Linux.com: You indicate in your introduction that the kernel and the operating system must work together as complexity increases to maintain performance. IN general terms do you think Linux has done a good job of this so far?

Randy Appleton: I dunno. Probably not.

There are lots of things that an application can do to make things easy for an operating system. Here's two examples

If two applications make use of two different libraries to generate the same functionality, the OS must load and manage two sets of libraries when one would do. Right now I'm using both Gnome and KDE apps, so my RAM is filled with both Gnome and KDE libraries, even though Gnome and KDE are pretty much functionally identical. That's a waste.

When an application wants to allocate RAM, the OS will try and merge that allocation with previous allocations. However, the way the standard C library works it can be hard to do the merging. Changing either the C lib or the kernel would make it better, and the changes are known and relatively easy. Linux Weekly News has a nice writeup about this.

Linux.com: Did your study see any trends for the future of Linux?

Randy Appleton: Yes

More concern for the installed base. Which means fewer innovations which require changes to the installed base (i.e. reformatting the hard drive to install a new file system).

More device drivers (yea!)

I predict that one of Gnome or KDE will fall away (I'm guessing Gnome lives, but that's just a guess).

Linux is already very widespread in Computer Science departments America-wide. I predict that stays.

Despite Dell's announcement, I believe that Linux will come pre-installed on even more computers.

I worry about the influence of .NET I believe that Linux will never be *very* compatible with .NET, so I hope that .NET is not too important. However, if .NET becomes important, then I believe that Linux is hurting in the commercial world.

Linux.com: Do you anticipate a time when you would not recommend to somebody that they upgrade to the latest kernel?

Randy Appleton: Not really. We feel fine installing any kernel more than a week old that hasn't gotten bad press, and we depend on our servers alot. We try and wait a week, just to let others catch any obvious bugs.
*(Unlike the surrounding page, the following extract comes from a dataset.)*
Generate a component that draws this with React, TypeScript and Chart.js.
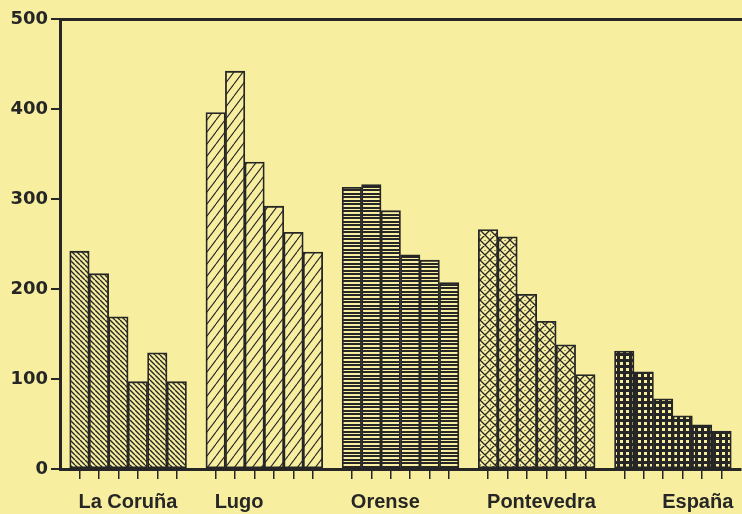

We run the developmental kernels, not the production ones. We never lose data, and never crash. Life is good.

Linux.com: Did your study draw any conclusions based on applications (desktop vrs server etc). Would it be possible to say, for example, that Linux is a good performer as a server OS but other operating systems might be better for other uses?

Randy Appleton: We drew no conclusions, since we didn't test Windows.

It's a more complex question that one might realize at first. Here's an example:

Consider the fork() system call. We benchmarked it, and found that as everyone thought, it takes a long time and is expensive. That's bad, but probably unavoidable. The Apache people already knew this, and therefore go to trouble and expense to avoid forking when possible. They changed their algorithms and wrote code to avoid fork, when that programmer time could have been used for other interesting stuff. Of course they cannot avoid fork entirely. Further, no one knows how much cost they pay by avoiding it when possible. So it's hard to know the true cost of fork for something as common as Apache.

Now what about Windows? Windows doesn't have fork(), and they don't even have anything totally like fork(). So how do we compare the fork() time we measured in Linux to anything in Windows? We cannot.

Further, the difference between Linux and Windows has forced Apache and IIS to use different algorithms, so even they're hard to compare.

In general, when it is possible to compare some function that both have, Linux does well. It does not always win, but it wins often. Reading a file is an example of functionality that both operating systems have.

In real life, people don't pick operating system because of performance. That's very important to realize. People pick operating systems because of familiarity and comfort. The second criteria is functionality. Performance is way down on the list. Sad... but true.

We geeks however, can measure and care about performance for the same reason car nuts use turbochargers in a world with speed limits... because it's cool.

Linux.com: Although cross-architecture comparison is hard, at least a relative (i.e ratio of performance improvement of a given subsystem across the architectures) would perhaps be a suitable benchmark, and a very interesting one. On a related note, are any of the benchmarks used architecture specific?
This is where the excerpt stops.